Whilst this is lovely, and wow last summers weather was incredible, and I get to spend lovely quality time with my family, it was 4 weeks away from Hubs. Something neither of us relish and here lies the problem. This is a universal problem for those that choose to spend the whole 9 week break out of Kuwait. The husbands will catch up with the family for maybe 2 of those 9 but ultimately, the desert is filled with sad looking men, who live on noodles, Talabat (Desert takeaway app) and endless hours in the gym. So what do you do? As each summer approaches there is a general consensus that less and less of us are spending it back with the family in our home countries. The endless weeks of sofa surfing, driving around from house to house, trying to shoe horn into established family routines, has become less appealing. The longer you are away, the more at home you feel in your host country and the place you feel more in tune with.
So the debate rages on, how long is long enough without offending people, but I’m sure come the middle of March everyone will have decided on their summer plans and returning September from wherever they spend 9 weeks. The flip side, is they will spend most of September saying that whatever they decided wasn’t perfect and it will be different next year………
Just like that, Christmas will be on people’s minds and with it those most expensive flights of the year. It will need to be booked fast (if they haven’t already over the summer months). There will be a handful of those that will stay put, husbands having to take “their turn” to work and wives will bustle around making sure that it’s as perfect as it can be. For those escaping, the Kuwait London flight becomes like a Jersey London flight, everyone knows everyone, everyone has a similar plan and most will be returning at the last possible moment for school term. At this point. Christmas is the only thing Hubs and I have planned! Not surprisingly that one half of this couple is Christmas obsessed and it was my only condition of moving to Kuwait, was I would get Christmas out of the desert, so come January 2nd discussions are already being had, much to his dismay.
Are we wishing the year away? I don’t feel like I am, but as I write this it does become very apparent that once you have plotted these markers out, the year does seem incredibly short and I know it will fly by. The fact of the matter is, that I don’t think I could do it any other way. Being aware of peaks in expat travel, means that prices do rise, so planning ends up being crucial. The balance of vacation time and family time needs to be struck, they need to understand that coming back to visit and running around seeing everyone isn’t always a vacation and whilst to the. it seems like we’re on “permanent vacation” its not that simple.

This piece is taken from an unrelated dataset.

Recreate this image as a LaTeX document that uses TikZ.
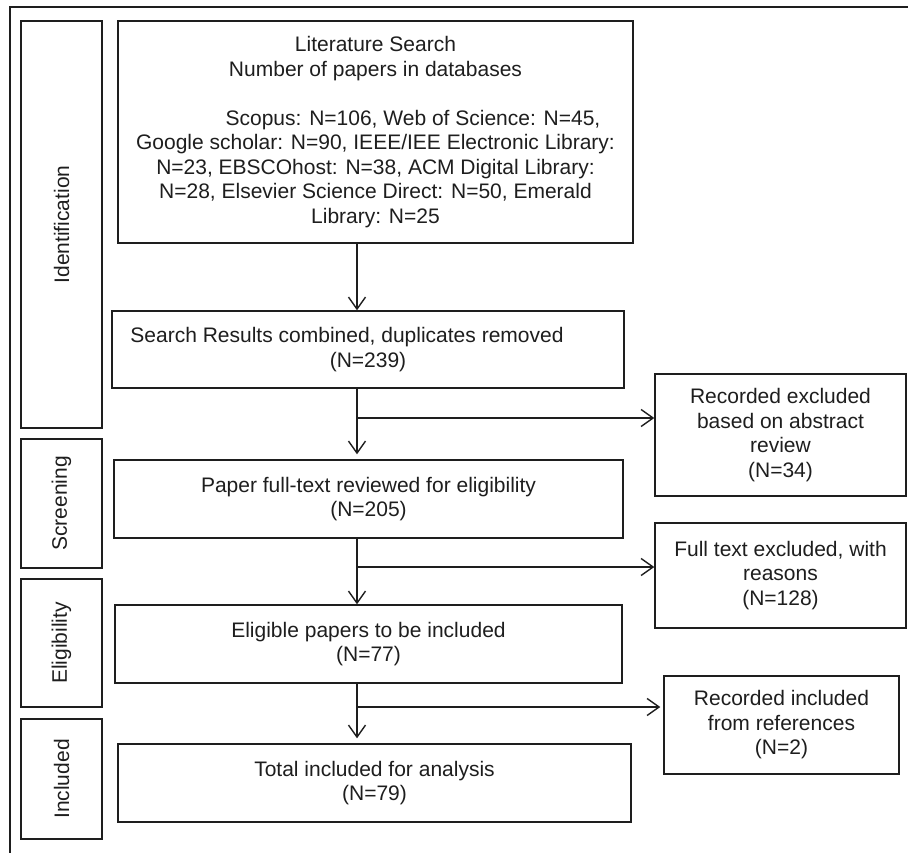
\documentclass[tikz,border=0pt]{standalone}
\usepackage{fontspec}
\setmainfont{Liberation Sans}
\usetikzlibrary{arrows.meta}
\definecolor{ink}{HTML}{1E1E1E}
\tikzset{
  box/.style={draw=ink, line width=1.4pt, inner sep=0pt, align=center, text=ink,
    font=\fontsize{21}{24.5}\selectfont},
  side/.style={box, rotate=90},
  flow/.style={draw=ink, line width=1.4pt, -{Straight Barb[length=12pt,width=17pt,line width=1.4pt]}},
  link/.style={draw=ink, line width=1.4pt}
}
\begin{document}
\begin{tikzpicture}[x=1pt,y=-1pt]
\useasboundingbox (0,0) rectangle (908,853);
\fill[white] (0,0) rectangle (908,853);
% outer frame
\coordinate (fa) at (10,853);
\coordinate (fb) at (10,7);
\coordinate (fc) at (908,7);
\draw[link, line width=2pt] (fa) -- (fb) -- (fc);
% stage boxes
\node[side, minimum width=407pt, minimum height=81pt] (sid) at (61.5,224.5) {Identification};
\node[side, minimum width=129pt, minimum height=81pt] (sscr) at (61.5,503.5) {Screening};
\node[side, minimum width=128pt, minimum height=81pt] (selig) at (61.5,643) {Eligibility};
\node[side, minimum width=120pt, minimum height=81pt] (sincl) at (61.5,779) {Included};
% main boxes
\node[box, minimum width=515pt, minimum height=222pt] (lit) at (375.5,132) {Literature Search\\Number of papers in databases\\[24.5pt]
\hspace*{75pt}Scopus: N=106, Web of Science: N=45,\\Google scholar: N=90, IEEE/IEE Electronic Library:\\N=23, EBSCOhost: N=38, ACM Digital Library:\\N=28, Elsevier Science Direct: N=50, Emerald\\Library: N=25};
\node[box, minimum width=512pt, minimum height=77pt] (search) at (368,349.5) {Search Results combined, duplicates removed\hspace*{42pt}\\(N=239)};
\node[box, minimum width=509pt, minimum height=78pt] (paper) at (368.5,499) {Paper full-text reviewed for eligibility\\(N=205)};
\node[box, minimum width=507pt, minimum height=78pt] (elig) at (368.5,644) {Eligible papers to be included\\(N=77)};
\node[box, minimum width=513pt, minimum height=78pt] (total) at (374.5,783) {Total included for analysis\\(N=79)};
% side boxes
\node[box, minimum width=251pt, minimum height=122pt] (ex1) at (780.5,435) {Recorded excluded\\based on abstract\\review\\(N=34)};
\node[box, minimum width=251pt, minimum height=105pt] (ex2) at (780.5,575.5) {Full text excluded, with\\reasons\\(N=128)};
\node[box, minimum width=235pt, minimum height=98pt] (inc) at (781.5,725) {Recorded included\\from references\\(N=2)};
% connectors
\coordinate (c0) at (357,243);
\coordinate (b1) at (357,418);
\coordinate (b2) at (357,567);
\coordinate (b3) at (357,707);
\draw[flow] (lit.south -| c0) -- (search.north -| c0);
\draw[flow, shorten >=5pt] (search.south -| b1) -- (paper.north -| b1);
\draw[flow] (b1) -- (b1 -| ex1.west);
\draw[flow] (paper.south -| b2) -- (elig.north -| b2);
\draw[flow] (b2) -- (b2 -| ex2.west);
\draw[flow, shorten >=5pt] (elig.south -| b3) -- (total.north -| b3);
\draw[flow, shorten >=3pt] (b3) -- (b3 -| inc.west);
\end{tikzpicture}
\end{document}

My passing comment to you dear readers is…..To those who are eagerly awaiting your expat family member to book their flight to see you, perhaps anticipate the hard decisions they are trying to make and don’t take it personally, if perhaps this time, they do something different. To my fellow expats that are weighing up what is the best scenario, remember that you made this move for you and no one else. Moving away doesn’t always mean that you have to fulfil the same role you have always had back home. Plan the year that will give you the best experiences, build the best memories and cause you the least stress. It’s only 12 months, lets not waste them, expat or not.